The Constitutional Case against
"Free" Airtime

by Laurence H. Winer

Laurence H. Winer is a visiting professor at the Brooklyn Law School in 200203 and professor of law and faculty fellow at the Center for the Study of Law, Science and Technology, Arizona State University College of Law.


Executive Summary

Sen. John McCain (R-Ariz.) plans to revive his free airtime bill for the 108th Congress. The proposed law forces broadcasters to cover political campaigns and to subsidize advertising for candidates. Normally such legal restraints on editorial discretion would run up against First Amendment protections for the media.

Advocates of "free" airtime argue that the courts have long recognized that similar regulations on the media may pass constitutional scrutiny. Broadcasters do not actually own their slice of the spectrum but rather lease it from the federal government. The government has traditionally imposed "public interest" obligations on broadcasters in exchange for the original license. The free airtime requirements are seen as an additional "public interest" mandate.

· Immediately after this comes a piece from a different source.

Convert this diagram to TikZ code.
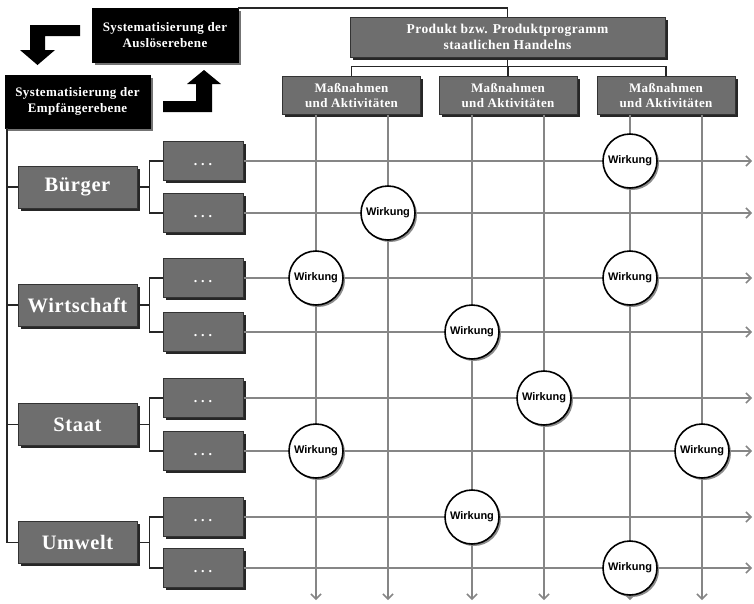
\documentclass[tikz,border=0pt]{standalone}
\usepackage{fontspec}
\setmainfont{Liberation Serif}
\newfontfamily\lsfont[LetterSpace=3]{Liberation Serif}
\newfontfamily\wfont{Liberation Sans}
\usetikzlibrary{arrows.meta,shadows,calc}
\definecolor{boxgray}{HTML}{6E6E6E}
\definecolor{linegray}{HTML}{868686}
\tikzset{
  every node/.style={inner sep=0pt},
  gbox/.style={draw=black!80, line width=1pt, fill=boxgray, text=white, align=center,
    font=\lsfont\bfseries\fontsize{13}{15}\selectfont,
    drop shadow={shadow xshift=2.8pt, shadow yshift=-2.8pt, fill=black!85, opacity=1}},
  kbox/.style={draw=black, fill=black, text=white, align=center,
    font=\lsfont\bfseries\fontsize{13}{15.5}\selectfont,
    drop shadow={shadow xshift=2.5pt, shadow yshift=-2.5pt, fill=black!55, opacity=1}},
  catbox/.style={gbox, minimum width=119pt, minimum height=42pt,
    font=\lsfont\bfseries\fontsize{20.5}{22}\selectfont},
  dotbox/.style={draw=black!80, line width=1pt, fill=boxgray, text=white,
    font=\bfseries\fontsize{14}{15}\selectfont, text height=0pt, text depth=0pt,
    minimum width=80pt, minimum height=39pt,
    drop shadow={shadow xshift=2.8pt, shadow yshift=-2.8pt, fill=black!85, opacity=1}},
  massbox/.style={gbox, minimum width=138pt, minimum height=38pt},
  wk/.style={circle, draw=black, line width=1.6pt, fill=white, minimum size=54pt,
    font=\wfont\bfseries\fontsize{11}{12}\selectfont,
    drop shadow={shadow xshift=2pt, shadow yshift=-2pt, fill=black!45, opacity=1}},
  gline/.style={draw=linegray, line width=2.1pt, -{Straight Barb[length=5pt,width=10pt,line width=1.5pt]}},
  tline/.style={draw=black!85, line width=1.5pt},
  blockarrow/.style={fill=black},
}
\newcommand{\dotstext}{\raisebox{-4pt}{.\hspace{4pt}.\hspace{4pt}.}}
\begin{document}
\begin{tikzpicture}[x=1pt,y=-1pt]
\useasboundingbox (0,0) rectangle (754,603);
\fill[white] (0,0) rectangle (754,603);

% ---- block arrows
\fill[blockarrow] (80,25) -- (30,25) -- (30,50) -- (20,50) -- (37.5,65) -- (55,50) -- (45,50) -- (45,36) -- (80,36) -- cycle;
\fill[blockarrow] (163,112) -- (212,112) -- (212,84) -- (221,84) -- (204,70) -- (187,84) -- (196,84) -- (196,101) -- (163,101) -- cycle;

% ---- top boxes
\node[kbox, minimum width=146pt, minimum height=54pt] (ausl) at (165,35) {Systematisierung der\\Auslöserebene};
\node[kbox, minimum width=145pt, minimum height=53pt] (empf) at (77.5,101.5) {Systematisierung der\\Empfängerebene};
\node[gbox, minimum width=315pt, minimum height=40pt, font=\lsfont\bfseries\fontsize{13.5}{16}\selectfont] (prod) at (507.5,37) {Produkt bzw. Produktprogramm\\staatlichen Handelns};
\node[massbox] (m1) at (351.5,95) {Maßnahmen\\und Aktivitäten};
\node[massbox] (m2) at (508,95) {Maßnahmen\\und Aktivitäten};
\node[massbox] (m3) at (666,95) {Maßnahmen\\und Aktivitäten};

% ---- tree connectors (top)
\draw[tline] (ausl.north east) -- (ausl.north east -| prod.north) -- (prod.north);
\coordinate (pj) at ($(prod.south)+(0,9)$);
\draw[tline] (prod.south) -- (pj);
\draw[tline] (m1.north) -- (m1.north |- pj) -- (m3.north |- pj) -- (m3.north);
\draw[tline] (m2.north) -- (m2.north |- pj);

% ---- category boxes
\node[catbox] (cB) at (77.5,187) {Bürger};
\node[catbox] (cW) at (77.5,305) {Wirtschaft};
\node[catbox] (cS) at (77.5,424.5) {Staat};
\node[catbox] (cU) at (77.5,542.5) {Umwelt};

% ---- left spine
\coordinate (lx) at (7,0);
\draw[tline] (lx |- empf.south) -- (lx |- cU.west) -- (cU.west);
\foreach \c in {cB,cW,cS} { \draw[tline] (lx |- \c.west) -- (\c.west); }

% ---- dots boxes and horizontal lines
\foreach \i/\y in {1/161,2/213,3/278,4/332,5/398,6/451,7/517,8/568} {
  \node[dotbox] (d\i) at (203,\y) {\dotstext};
  \coordinate (e\i) at (752,\y);
}

% ---- vertical lines
\coordinate (b1) at (316,600);
\coordinate (b2) at (388,600);
\coordinate (b3) at (472,600);
\coordinate (b4) at (544,600);
\coordinate (b5) at (630,600);
\coordinate (b6) at (702,600);
\draw[gline] (m1.south -| b1) -- (b1);
\draw[gline] (m1.south -| b2) -- (b2);
\draw[gline] (m2.south -| b3) -- (b3);
\draw[gline] (m2.south -| b4) -- (b4);
\draw[gline] (m3.south -| b5) -- (b5);
\draw[gline] (m3.south -| b6) -- (b6);

\foreach \i in {1,...,8} { \draw[gline] (d\i.east) -- (e\i); }

% ---- category to dots connectors
\foreach \c/\a/\b in {cB/1/2, cW/3/4, cS/5/6, cU/7/8} {
  \coordinate (j\c) at ($(d\a.west)+(-13,0)$);
  \draw[tline] (d\a.west) -- (j\c) |- (d\b.west);
  \draw[tline] (\c.east) -- (\c.east -| j\c);
}

% ---- Wirkung circles
\node[wk] (w1) at (b5 |- d1) {Wirkung};
\node[wk] (w2) at (b2 |- d2) {Wirkung};
\node[wk] (w3) at (b1 |- d3) {Wirkung};
\node[wk] (w4) at (b5 |- d3) {Wirkung};
\node[wk] (w5) at (b3 |- d4) {Wirkung};
\node[wk] (w6) at (b4 |- d5) {Wirkung};
\node[wk] (w7) at (b1 |- d6) {Wirkung};
\node[wk] (w8) at (b6 |- d6) {Wirkung};
\node[wk] (w9) at (b3 |- d7) {Wirkung};
\node[wk] (w10) at (b5 |- d8) {Wirkung};
\end{tikzpicture}
\end{document}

The legal justifications offered for free airtime should not be accepted. Scarcity no longer marks broadcasting in the United States. Free airtime is not a price paid for use of the spectrum. The government does not own the spectrum. It does not regulate the content of newspapers because they use sidewalks to deliver their product. The broadcasters have created almost all the value of the licenses since 1927. Free airtime is less a payback for using the spectrum than an open-ended effort by Congress to extract favors from the broadcasting industry. Free airtime also places an unconstitutional condition on receiving a broadcasting license. The proposal transfers the burden of funding campaigns from supporters of candidates to commercial broadcasters, an unconstitutional transfer of wealth under the Fifth Amendment.